KIA taking hybrid route with new Niro crossover in drive to reduce emissions
Silently the emissions’ noose tightens. New lower limits inexorably squeeze. And the lower they fall, the tougher it is to meet them.
KIA is a topical example of a company acutely aware and reacting to impending constriction. And I’ve just been driving their new hybrid crossover, the Niro — one of 12 ‘green’ models planned for the next five years.
They are banking on that improving fuel efficiency for the marque by 25pc. There will be hybrids, plug-ins, electric and hydrogen fuel cell — all aimed at slashing average emissions.
As well as that they will replace seven of their current 10 engines with new-gen diesels and petrols. They are going for a big increase in turbo-charging while multi-speed transmissions are also planned. Again, it’s all about cutting emissions.

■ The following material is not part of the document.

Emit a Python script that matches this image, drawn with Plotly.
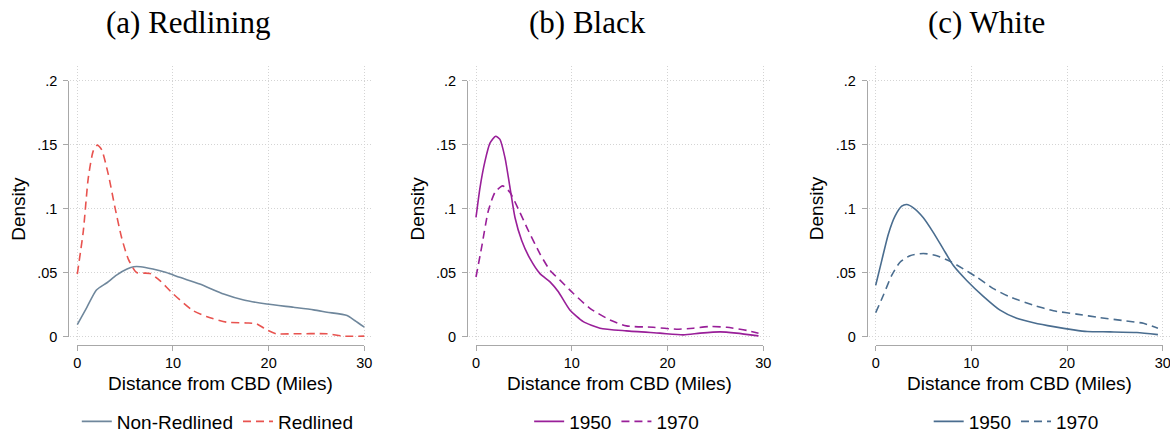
import plotly.graph_objects as go

# ---------------- data ----------------
# Panel (a) Redlining
nonred_x = [0, 1.0, 2.0, 3.1, 4.1, 5.2, 5.9, 6.6, 7.9, 9.3, 10.7, 12.8, 15.3, 17.4, 19.8, 22.6, 24.7, 26.1, 28.2, 29.0, 30.0]
nonred_y = [0.0093, 0.0228, 0.0363, 0.042, 0.048, 0.0527, 0.0545, 0.0545, 0.0527, 0.050, 0.0462, 0.041, 0.0332, 0.0285,
            0.0254, 0.0228, 0.0208, 0.019, 0.0164, 0.0125, 0.0073]
red_x = [0, 0.63, 1.15, 1.67, 2.1, 2.54, 3.24, 3.94, 4.63, 5.33, 6.2, 7.6, 8.64, 10.03, 12.1, 13.5, 15.6, 17.7, 18.75,
         19.8, 20.8, 22.6, 26.1, 27.8, 30.0]
red_y = [0.0488, 0.0825, 0.124, 0.145, 0.1495, 0.146, 0.1267, 0.1007, 0.0773, 0.0605, 0.050, 0.0493, 0.0436, 0.0332,
         0.0202, 0.0156, 0.0112, 0.0106, 0.0099, 0.0052, 0.0021, 0.0021, 0.0021, 0.0003, 0.0003]

# Panel (b) Black
b1950_x = [0, 0.42, 0.94, 1.46, 2.05, 2.5, 3.03, 3.55, 4.07, 4.77, 5.64, 6.68, 7.73, 8.6, 9.8, 11.2, 12.95, 15.7, 19.2,
           21.65, 23.4, 25.5, 27.2, 29.5]
b1950_y = [0.0931, 0.1164, 0.137, 0.151, 0.1565, 0.154, 0.1396, 0.1164, 0.093, 0.075, 0.0608, 0.0491, 0.0427, 0.0349,
           0.0207, 0.0116, 0.0065, 0.0044, 0.0026, 0.0013, 0.0026, 0.0036, 0.0026, 0.0005]
b1970_x = [0, 0.59, 1.29, 1.98, 2.78, 3.55, 4.42, 5.46, 6.68, 7.73, 8.77, 10.17, 11.9, 13.99, 15.7, 18.5, 20.95, 22.7,
           24.4, 26.2, 28.3, 29.5]
b1970_y = [0.0465, 0.0698, 0.0983, 0.1125, 0.1177, 0.1125, 0.0996, 0.0828, 0.0646, 0.0517, 0.044, 0.0336, 0.022, 0.0129,
           0.0083, 0.0072, 0.0057, 0.0065, 0.0078, 0.0072, 0.0047, 0.0026]

# Panel (c) White
w1950_x = [0, 0.63, 1.32, 2.02, 2.72, 3.24, 3.94, 4.98, 6.03, 7.07, 8.12, 9.51, 11.25, 13.0, 14.74, 16.5, 18.6, 20.7,
           22.1, 24.5, 27.3, 29.5]
w1950_y = [0.040, 0.0593, 0.0799, 0.094, 0.1018, 0.1031, 0.1005, 0.0928, 0.0812, 0.0683, 0.0554, 0.0438, 0.0314, 0.0206,
           0.0142, 0.0108, 0.0077, 0.0052, 0.0039, 0.0036, 0.0031, 0.0015]
w1970_x = [0, 0.8, 1.67, 2.54, 3.59, 4.98, 6.38, 7.77, 9.16, 10.56, 12.3, 14.04, 16.48, 18.57, 21.0, 23.45, 26.2, 27.98,
           29.5]
w1970_y = [0.0186, 0.0322, 0.0477, 0.058, 0.0631, 0.0649, 0.0631, 0.0588, 0.0528, 0.0464, 0.0374, 0.0309, 0.0245, 0.0201,
           0.0175, 0.0147, 0.0121, 0.0103, 0.0064]

titles = ["(a) Redlining", "(b) Black", "(c) White"]
x_ticks = [0, 10, 20, 30]
x_ticktext = ["0", "10", "20", "30"]
y_ticks = [0, 0.05, 0.1, 0.15, 0.2]
y_ticktext = ["0", ".05", ".1", ".15", ".2"]
x_title = "Distance from CBD (Miles)"
y_title = "Density"

# ---------------- styling / geometry ----------------
W, H = 1170, 436
SANS = "Liberation Sans, Arial, Helvetica, sans-serif"
SERIF = "Liberation Serif, Times New Roman, serif"
AXIS_COLOR = "#a8a8a8"
GRID_COLOR = "#d4d4d4"

C_NONRED = "#6f879c"
C_RED = "#e8534f"
C_PURPLE = "#991f99"
C_BLUE = "#4a6d8f"

panel_px = [(77.3, 364.3), (476.0, 763.3), (875.7, 1162.7)]  # pixel x of 0 and 30
title_cx = [187.5, 587.0, 986.0]
Y0_PX, YTOP_PX = 336.5, 80.5
XAXIS_LINE_PX = 345.0
PLOT_TOP_PX, PLOT_BOT_PX = 66.0, 340.0


def fx(px):
    return px / W


def fy(py):
    return 1 - py / H


series = [
    [(nonred_x, nonred_y, "Non-Redlined", C_NONRED, "solid"),
     (red_x, red_y, "Redlined", C_RED, "8px,5px")],
    [(b1950_x, b1950_y, "1950", C_PURPLE, "solid"),
     (b1970_x, b1970_y, "1970", C_PURPLE, "8px,5px")],
    [(w1950_x, w1950_y, "1950", C_BLUE, "solid"),
     (w1970_x, w1970_y, "1970", C_BLUE, "8px,5px")],
]

fig = go.Figure()
layout = dict(
    width=W, height=H, margin=dict(l=0, r=0, t=0, b=0, pad=0, autoexpand=False),
    paper_bgcolor="white", plot_bgcolor="rgba(0,0,0,0)",
    font=dict(family=SANS, color="black"),
    annotations=[],
    hovermode=False,
)

sy = (Y0_PX - YTOP_PX) / 0.2  # px per density unit

for k, (x0, x30) in enumerate(panel_px):
    gi = 2 * k + 1  # grid axes index
    ti = 2 * k + 2  # tick axes index
    gx = "x" if gi == 1 else f"x{gi}"
    gy = "y" if gi == 1 else f"y{gi}"
    tx, ty = f"x{ti}", f"y{ti}"
    legend_name = "legend" if k == 0 else f"legend{k + 1}"

    sx = (x30 - x0) / 30.0
    left_px = x0 - 7
    right_px = min(x30 + 9, W)

    # grid (data) axes
    layout["xaxis" if gi == 1 else f"xaxis{gi}"] = dict(
        domain=[fx(left_px), fx(right_px)],
        range=[(left_px - x0) / sx, (right_px - x0) / sx],
        anchor=gy, showline=False, ticks="", showticklabels=False,
        tickvals=x_ticks, showgrid=True, gridcolor=GRID_COLOR, griddash="1px,2px", gridwidth=1,
        zeroline=False, fixedrange=True, automargin=False,
    )
    layout["yaxis" if gi == 1 else f"yaxis{gi}"] = dict(
        domain=[fy(PLOT_BOT_PX), fy(PLOT_TOP_PX)],
        range=[-(PLOT_BOT_PX - Y0_PX) / sy, (Y0_PX - PLOT_TOP_PX) / sy],
        anchor=gx, showline=False, ticks="", showticklabels=False,
        tickvals=y_ticks, showgrid=True, gridcolor=GRID_COLOR, griddash="1px,2px", gridwidth=1,
        zeroline=False, fixedrange=True, automargin=False,
    )
    # offset tick axes (Stata style)
    layout[f"xaxis{ti}"] = dict(
        domain=[fx(x0), fx(x30)], range=[0, 30], anchor="free", position=fy(XAXIS_LINE_PX),
        showline=True, linecolor=AXIS_COLOR, linewidth=1,
        ticks="outside", ticklen=5, tickcolor=AXIS_COLOR, tickwidth=1,
        tickvals=x_ticks, ticktext=x_ticktext, tickfont=dict(family=SANS, size=14.5, color="black"),
        ticklabeloverflow="allow",
        showgrid=False, zeroline=False, fixedrange=True, automargin=False,
    )
    layout[f"yaxis{ti}"] = dict(
        domain=[fy(Y0_PX), fy(YTOP_PX)], range=[0, 0.2], anchor="free", position=fx(x0 - 9),
        showline=True, linecolor=AXIS_COLOR, linewidth=1,
        ticks="outside", ticklen=5, tickcolor=AXIS_COLOR, tickwidth=1,
        tickvals=y_ticks, ticktext=y_ticktext, tickfont=dict(family=SANS, size=14.5, color="black"),
        ticklabelstandoff=3, ticklabeloverflow="allow",
        showgrid=False, zeroline=False, fixedrange=True, automargin=False,
    )

    # invisible anchor trace so the tick axes are drawn
    fig.add_trace(go.Scatter(x=[0, 30], y=[0, 0.2], xaxis=tx, yaxis=ty, mode="markers",
                             marker=dict(opacity=0), showlegend=False, hoverinfo="skip"))

    for xs, ys, name, color, dash in series[k]:
        fig.add_trace(go.Scatter(
            x=xs, y=ys, name=name, xaxis=gx, yaxis=gy, mode="lines",
            line=dict(color=color, width=1.6, dash=dash, shape="spline", smoothing=0.6),
            legend=legend_name, hoverinfo="skip",
        ))

    layout[legend_name] = dict(
        orientation="h", x=fx((x0 + x30) / 2 - 3), xanchor="center", y=fy(421.5), yanchor="middle",
        font=dict(family=SANS, size=19, color="black"), bgcolor="rgba(0,0,0,0)",
        itemclick=False, itemdoubleclick=False, traceorder="normal",
    )

    # panel title
    layout["annotations"].append(dict(
        text=titles[k], x=fx(title_cx[k]), y=fy(22), xref="paper", yref="paper",
        xanchor="center", yanchor="middle", showarrow=False,
        font=dict(family=SERIF, size=31, color="black"),
    ))
    # x axis title
    layout["annotations"].append(dict(
        text=x_title, x=fx((x0 + x30) / 2), y=fy(383), xref="paper", yref="paper",
        xanchor="center", yanchor="middle", showarrow=False,
        font=dict(family=SANS, size=19, color="black"),
    ))
    # y axis title
    layout["annotations"].append(dict(
        text=y_title, x=fx(x0 - 9 - 50), y=fy((Y0_PX + YTOP_PX) / 2), xref="paper", yref="paper",
        xanchor="center", yanchor="middle", showarrow=False, textangle=-90,
        font=dict(family=SANS, size=19, color="black"),
    ))

fig.update_layout(**layout)
fig.write_html("out.html", config={"displayModeBar": False, "staticPlot": True},
               post_script="document.body.style.margin='0';document.body.style.overflow='hidden';")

As far as Ireland is concerned, the Niro, their first hybrid crossover, leads the way. It arrives in October and will cost from €28,995. That includes the current €1,500 Government grant (hopefully renewed in the Budget).
Built on its specially developed platform, the Niro is smaller than the Sportage but larger than the cee’d hatch/estate. Critically, emissions are from 88g/km (on 16ins wheels) with €180 road tax (3.8 litres/100km).
Standard spec to justify the higher-than-usual entry-level price will include sat nav, full-leather, heated seats, dual air con, Lane Assist, LED lights etc. There will be another model with Autonomous Emergency Braking and smart cruise control which qualifies for five stars in the new NCAP tests — but no price yet.
Expect a plug-in hybrid version next year but there’s no word on an electric model. As many as 200 people are expected to buy a Niro next year — with families the most likely purchasers, KIA believe. As it’s a first for the marque you’d never know who will take to it. I do think the fact it is a Crossover with what I call ‘hybrid respectability’ will give it credence. As a hybrid it’s a sort of rival for the Toyota Prius but as a Crossover it is also bound to be associated with the likes of the Nissan Qashqai, Renault Kadjar or Volkswagen Tiguan.
It isn’t what you’d call an imposing motor — it’s lower and longer than many a ‘SUV’. I found it comfortable rather than dynamic to drive but quiet and easy to get around in.
The 1.6-litre (105bhp) and 32kW electric motor worked well; with a combined output of 141hp (265Nm) it was decent out of the blocks and overtaking.
The 6spd automatic 6DCT has a manual side to it in Sports mode and was quicker and less ‘boomy’ than a Continuously Variable Transmission (CVT).
The 2.7m wheelbase afforded decent cabin room for front and rear-seat passengers. The 1.56kWh battery pack (33kg) and 45-litre petrol tank lie under the rear seats. They don’t visibly intrude on boot space. The latter is good (427litres without full-spare wheel; 1,425 litres with the rear seats folded). The independent multi-link rear suspension helped save room in the cabin/boot too and gave some agility to our drive.
I found the seats quite comfortable (new ones at the front are 1.3kg lighter). And the decent-sized touchscreen infotainment system seemed straightforward.
Why would you buy it? I’m not 100pc sure. It’s a hybrid, not a diesel; a Crossover, not a saloon — there are many reasons. Ultimately I think the fact it is a Crossover on hybrid power with low tax, is its core appeal.